Broader Impact on Cryptocurrency Market Confidence
While the direct price impact was largely contained to Bithumb’s order book, the indirect effect on market confidence is more nebulous. Retail and institutional investors closely monitor exchange reliability. Incidents that question the fundamental operational integrity of a top-tier platform can lead to a loss of trust, prompting users to migrate assets to competitors. This event serves as a stark reminder that cryptocurrency trading, while decentralized in philosophy, often relies on centralized points of failure—the exchanges themselves. It underscores the importance of:
- Exchange Due Diligence: Users evaluating an exchange’s historical stability and security protocols.
- Personal Security: The non-custodial mantra of “not your keys, not your coins” gains relevance.

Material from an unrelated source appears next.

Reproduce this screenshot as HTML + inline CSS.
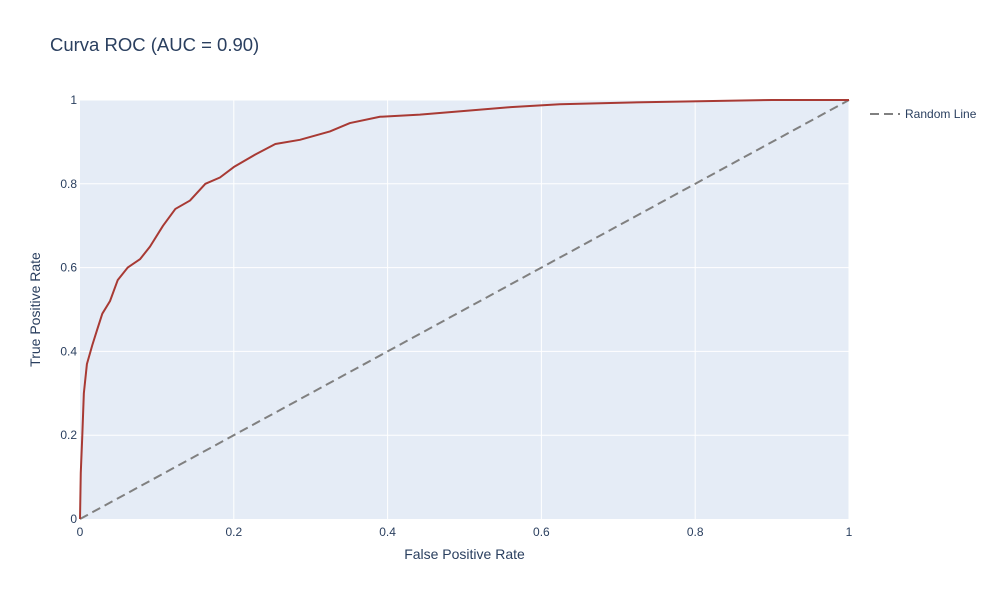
<!DOCTYPE html>
<html><head><meta charset="utf-8">
<style>
body{margin:0;background:#fff;font-family:"Liberation Sans",Arial,sans-serif;}
svg text{font-family:"Liberation Sans",Arial,sans-serif;fill:#2a3f5f;}
</style></head>
<body>
<svg id="chart" width="1000" height="600">
  <rect x="0" y="0" width="1000" height="600" fill="#fff"/>
  <text x="50" y="51" font-size="18.5">Curva ROC (AUC = 0.90)</text>
  <rect x="80" y="100" width="769" height="419" fill="#e5ecf6"/>
  <g id="grid"></g>
  <g id="series"></g>
  <g id="ticks"></g>
  <text x="464.5" y="559" font-size="14" text-anchor="middle">False Positive Rate</text>
  <text transform="translate(40,309.5) rotate(-90)" font-size="14" text-anchor="middle">True Positive Rate</text>
  <g>
    <line x1="870" y1="114" x2="900" y2="114" stroke="#808080" stroke-width="2" stroke-dasharray="9,5"/>
    <text x="905" y="118" font-size="12">Random Line</text>
  </g>
</svg>
<script>
const fpr = [0,0.001,0.003,0.005,0.009,0.016,0.022,0.029,0.039,0.049,0.062,0.078,0.091,0.108,0.124,0.143,0.163,0.182,0.2,0.228,0.254,0.286,0.325,0.351,0.39,0.442,0.507,0.56,0.624,0.74,0.9,1];
const tpr = [0,0.11,0.2,0.3,0.37,0.415,0.45,0.49,0.52,0.57,0.6,0.62,0.65,0.7,0.74,0.76,0.8,0.815,0.84,0.87,0.895,0.905,0.925,0.945,0.96,0.965,0.975,0.983,0.99,0.995,1,1];
const randX = [0,1];
const randY = [0,1];
const tickVals = [0,0.2,0.4,0.6,0.8,1];
const tickLabels = ["0","0.2","0.4","0.6","0.8","1"];
const X0=80,X1=849,Y0=519,Y1=100;
const sx=v=>X0+v*(X1-X0), sy=v=>Y0-v*(Y0-Y1);
const NS="http://www.w3.org/2000/svg";
const grid=document.getElementById('grid'), ticks=document.getElementById('ticks'), series=document.getElementById('series');
tickVals.forEach((v,i)=>{
  if(v>0){
    const gx=document.createElementNS(NS,'line');
    gx.setAttribute('x1',sx(v));gx.setAttribute('x2',sx(v));gx.setAttribute('y1',Y1);gx.setAttribute('y2',Y0);
    gx.setAttribute('stroke','#fff');gx.setAttribute('stroke-width','1');
    
    
    grid.appendChild(gx);
    const gy=document.createElementNS(NS,'line');
    gy.setAttribute('y1',sy(v));gy.setAttribute('y2',sy(v));gy.setAttribute('x1',X0);gy.setAttribute('x2',X1);
    gy.setAttribute('stroke','#fff');gy.setAttribute('stroke-width','1');
    
    
    grid.appendChild(gy);
  }
  const tx=document.createElementNS(NS,'text');
  tx.setAttribute('x',sx(v));tx.setAttribute('y',536);tx.setAttribute('font-size','12');tx.setAttribute('text-anchor','middle');
  tx.textContent=tickLabels[i];
  
  
  ticks.appendChild(tx);
  const ty=document.createElementNS(NS,'text');
  ty.setAttribute('x',77);ty.setAttribute('y',sy(v)+4);ty.setAttribute('font-size','12');ty.setAttribute('text-anchor','end');
  ty.textContent=tickLabels[i];
  
  
  ticks.appendChild(ty);
});
const rl=document.createElementNS(NS,'line');
rl.setAttribute('x1',sx(randX[0]));rl.setAttribute('y1',sy(randY[0]));rl.setAttribute('x2',sx(randX[1]));rl.setAttribute('y2',sy(randY[1]));
rl.setAttribute('stroke','#808080');rl.setAttribute('stroke-width','2');rl.setAttribute('stroke-dasharray','9,5');


series.appendChild(rl);
let d='M'+sx(fpr[0])+','+sy(tpr[0]);
for(let i=1;i<fpr.length;i++){d+=' L'+sx(fpr[i])+','+sy(tpr[i]);}
const roc=document.createElementNS(NS,'path');
roc.setAttribute('d',d);roc.setAttribute('fill','none');roc.setAttribute('stroke','#a83a34');roc.setAttribute('stroke-width','2');roc.setAttribute('stroke-linejoin','round');


series.appendChild(roc);
</script>
</body></html>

- Industry Maturity: The need for standardized operational risk frameworks across the sector.
Conclusion
The suspected Bithumb BTC deposit error is a multifaceted event with technical, financial, and regulatory dimensions. It highlights the fragile interplay between automated systems and human oversight in high-stakes financial technology. While the immediate market dislocation was acute, the long-term repercussions will depend on Bithumb’s transparency in addressing the root cause, compensating affected parties, and fortifying its controls. For the wider cryptocurrency ecosystem, this incident is a critical case study in operational risk management, emphasizing that the path to mainstream financial adoption is paved with rigorous internal governance as much as with innovative technology.
FAQs
Q1: What exactly happened with Bithumb and Bitcoin?
A1: Bithumb is suspected of making a severe operational error, accidentally depositing 2,000 BTC (worth over $120 million) into multiple user accounts instead of a intended 2,000 KRW ($1.50) prize. This caused a sharp price drop on their platform and led to affected accounts being blocked.
Q2: Has Bithumb made an official statement about the Bitcoin deposit mistake?
A2: As of the initial reporting period following the incident, Bithumb has not issued an official public statement. Exchanges often enter a silent investigation phase to assess the full scope and legal implications before communicating publicly.
Q3: Can users keep the Bitcoin that was deposited by mistake?
A3: It is highly unlikely. Exchange user agreements universally include clauses that allow the platform to reverse erroneous transactions. Users who sold or withdrew the funds may be legally obligated to return them, and accounts have been frozen to facilitate this recovery.
Q4: How did this error affect the price of Bitcoin?
A4: The error caused an immediate, artificial sell-off on Bithumb’s internal market, pushing its Bitcoin price down over 10% compared to the global average. This created a significant price discrepancy, or “negative premium,” with other major exchanges.
Q5: What does this incident mean for the security of cryptocurrency exchanges?
A5: This event underscores that operational risk—human or system error—remains a major vulnerability for centralized exchanges. It highlights the critical need for robust internal controls, multi-layer approval processes, and transparent crisis management protocols to protect user assets and market integrity.